‘Rising’ Willis falls in new action flick

Mike Milik

For me, Bruce Willis is one of the few see-it-cause-he’s-in-it actors around.

Him and Harrison Ford.

I’ll go see any movie just because either of those two guys is the star. I keep hoping the two will co-star in an upcoming project, like “Indiana Jones Dies Hard” or something.

In recent years, Willis has selected some eclectic projects and actually proven he can act. But “Mercury Rising” puts him back in the action genre as FBI agent Art Jeffries.

I must say that Willis does a fine job with his character. In fact, most of the performances are good. The acting is better than the lame plot and contrived situations.

Things start out with a big action movie clich‚, the 10 to 15 minute opening action segment. In this case, there’s a bank robbery happening, agent Jeffries is working undercover with the thieves, blah blah blah.

It doesn’t matter, because the scene exists for one reason — so the audience can watch two teen-aged boys get gunned down. And thanks to moody black and white flashbacks later in the movie, we get to watch it again and again.

The “mercury” part of the title refers to a government super code, a method of encryption impossible to decipher unless you have the key.

So, what do the code writers do? They publish the code in a puzzle magazine to test the “geek factor,” whether anyone can crack the code and call the number.

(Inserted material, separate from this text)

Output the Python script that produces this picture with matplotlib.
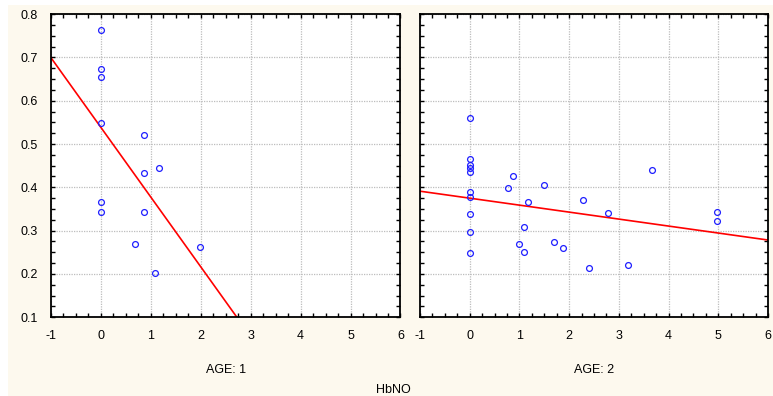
import matplotlib.pyplot as plt
from matplotlib.patches import Rectangle
from matplotlib.ticker import MultipleLocator

plt.rcParams["font.family"] = ["Liberation Sans", "DejaVu Sans"]
plt.rcParams["axes.unicode_minus"] = False

# HbNO values by group
age1_x = [0, 0, 0, 0, 0, 0, 0.87, 0.87, 1.17, 0.87, 0.69, 1.09, 1.99]
age1_y = [0.762, 0.672, 0.654, 0.549, 0.367, 0.343, 0.521, 0.434, 0.445,
          0.343, 0.270, 0.203, 0.263]

age2_x = [0, 0, 0, 0, 0, 0, 0, 0, 0, 0,
          0.87, 0.78, 1.49, 1.18, 2.27, 2.79, 3.67, 4.98, 4.98,
          1.09, 1.0, 1.09, 1.69, 1.88, 2.4, 3.18]
age2_y = [0.559, 0.465, 0.452, 0.444, 0.435, 0.389, 0.378, 0.339, 0.298, 0.249,
          0.427, 0.399, 0.406, 0.367, 0.371, 0.340, 0.441, 0.343, 0.322,
          0.308, 0.270, 0.250, 0.273, 0.259, 0.213, 0.220]

# regression lines (intercept, slope)
fit1 = (0.539, -0.161)
fit2 = (0.375, -0.0161)

panels = [
    ("AGE: 1", age1_x, age1_y, fit1),
    ("AGE: 2", age2_x, age2_y, fit2),
]

fig = plt.figure(figsize=(7.73, 3.96), dpi=100, facecolor="white")
fig.patches.append(Rectangle((8 / 773, 0), 1, 391 / 396, transform=fig.transFigure,
                             facecolor="#fdf9ee", edgecolor="none", zorder=-10))

positions = [[0.0656, 0.1987, 0.4525, 0.7659], [0.5433, 0.1987, 0.4502, 0.7659]]

for i, (title, xs, ys, fit) in enumerate(panels):
    ax = fig.add_axes(positions[i])
    ax.set_facecolor("white")
    ax.set_xlim(-1, 6)
    ax.set_ylim(0.1, 0.8)
    ax.xaxis.set_major_locator(MultipleLocator(1))
    ax.xaxis.set_minor_locator(MultipleLocator(0.25))
    ax.yaxis.set_major_locator(MultipleLocator(0.1))
    ax.yaxis.set_minor_locator(MultipleLocator(0.025))
    ax.grid(True, which="major", color="#bdbdbd", linestyle=(0, (1, 1)), linewidth=0.9)
    ax.set_axisbelow(True)
    ax.tick_params(which="both", direction="in", top=True, right=True,
                   length=3, width=1, labelsize=9, pad=9, colors="black")
    for sp in ax.spines.values():
        sp.set_linewidth(1.3)
    if i == 1:
        ax.tick_params(labelleft=False)
    else:
        ax.set_yticks([0.1, 0.2, 0.3, 0.4, 0.5, 0.6, 0.7, 0.8])
        ax.set_yticklabels(["0.1", "0.2", "0.3", "0.4", "0.5", "0.6", "0.7", "0.8"])

    b0, b1 = fit
    ax.plot([-1, 6], [b0 + b1 * -1, b0 + b1 * 6], color="#ff0000", linewidth=1.2, zorder=2)
    ax.plot(xs, ys, linestyle="none", marker="o", markersize=4.2,
            markerfacecolor="none", markeredgecolor="#1f1fff", markeredgewidth=0.9,
            zorder=3, clip_on=False)
    ax.set_xlabel(title, fontsize=9, labelpad=16)

fig.text(393 / 773, 6 / 396, "HbNO", fontsize=9, ha="center", va="center")

fig.savefig("out.png", dpi=100, facecolor=fig.get_facecolor())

Why would they do anything so stupid? Because if they didn’t, “Mercury Rising” wouldn’t exist. Not that that would be a bad thing.

A young boy sees the puzzle and solves the code. The interesting (read “interesting” as contrived) part is this boy, Simon, is autistic. I don’t now anything about autism, and after seeing this movie, I still don’t know much.

Simon is played well by Miko Hughes. To me, Hughes will always be the evil child who comes back from the dead in “Pet Cemetery.” He really creeped me out in that. “First I played with mommy, then I played with daddy, now I’m gonna play with you.”

Simon looks at the encrypted Mercury code, then his head makes some computer-esque beeping noises and he reads the secret message. Here’s a thought: maybe if a 10-year-old autistic boy is able to figure out your super code, it wasn’t such a great code to begin with.

Alec Baldwin is Kudrow, some big wig in the NSA, and doesn’t see it that way. When he finds out about Simon, he orders the boy and his family killed. You have to have a problem with a movie when the entire plot is the hunting down and killing of a child.

Of course, the boy ends up under the protection of Jeffries, and the rest of the movie is basically a series of uninvolving action sequences where Simon is put in jeopardy and Jeffries saves him.

One reasons this movie is so uninvolving is the relationship between the boy and Willis’ character. Because of Simon’s autism, he is distant and in another reality. He can barely communicate. This detachment not only separates him from the other characters in “Mercury Rising,” but from the audience as well.

Jeffries attempts to save Simon because he couldn’t save the young boys in the opening bank robbery. Oh, now I know why that part was there.

Things aren’t so bad until the ridiculous climactic shoot-out, where the paper thin plot just completely falls apart. Why do these scenes always have to take place on top of tall buildings? Jeffries and Kudrow have the obligatory fight. The outcome is exactly as expected.

I’ll chalk up “Mercury Rising” as one of Willis’ few disappointments. He’s still one of my favorites. I’ll just have to wait until “Armageddon” hits theaters in a few months. In the meantime, maybe I’ll watch “Hudson Hawk” again.

2 1/2 stars out of five


Mike Milik is a senior in advertising from West Des Moines.